By Christine Thackeray
Last year I had my first two books published (well, I co-authored one with my sister.) In contrast, this year I finished three manuscripts and none of them has sold. One is in being considered by Deseret, and the other went to an editor who asked for a rewrite. (They want it half the length.) The third I wrote for a contest and am not sure what is the best road to take with that book.
It's the second ms. that I'd like to talk about. Honestly, this story was so engaging to me when I first wrote it. I thought it was brilliant and the moment that I finally typed the last sentence, the story seemed perfect. But a part of my knew at almost 90,000 words, it was too long.
I sent it in anyway and don't even think the editor read it. She told me that when it was around 60,000 words or less to send it back in. So I cut the subplots, took full, round characters and flattened them to stock, and in the end got down to 61,ooo words. I finished it up and sent it to my pre-readers. This week I got their feedback and two out of three of them said they were dissatisfied with how flat the characters were. They wanted more from them.

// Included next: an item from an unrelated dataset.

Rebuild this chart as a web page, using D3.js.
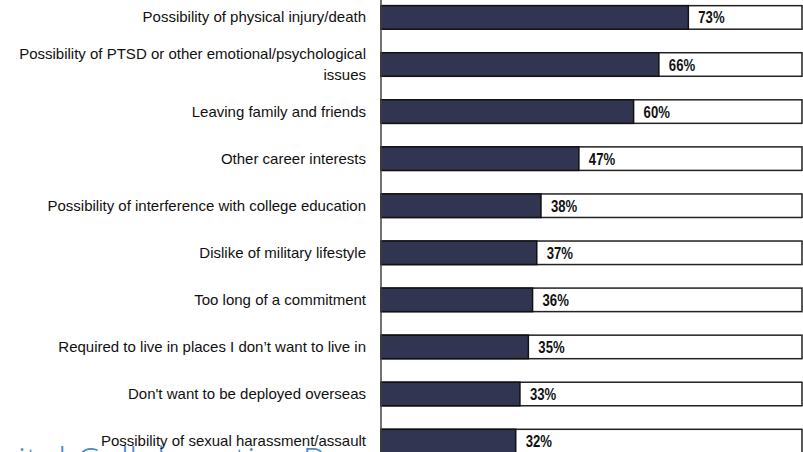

Well, there was more! Wonderful Monique told me that she wanted me to changed it and described the original almost word for word. So now it's back to the drawing board. Like Cinderella's ugly stepsisters I'm trying to shove this great story into a tiny glass slipper, and it just won't fit. Ugh. When do you just call it quits? BUT- the publisher wants the story and I believe if I can get it where it should be, they'll buy it.
The saddest part of all is that my brain is calling to my next project. I've ordered all this supplemental material, and I'm ready to roll- but I've got at least another 20 hours to go on my current WIP. I wish I could simply abandon it and move on, but I know I can't let it be orphaned at least not yet.
So back to the drawing board. I'll give it one more try and send it back to my editor. If she turns it down again, then I'll hold onto it and write my next project. Then when it becomes a bestseller, I'll dust this little orphan off and give it another try.
Do others of you have little orphan projects out there?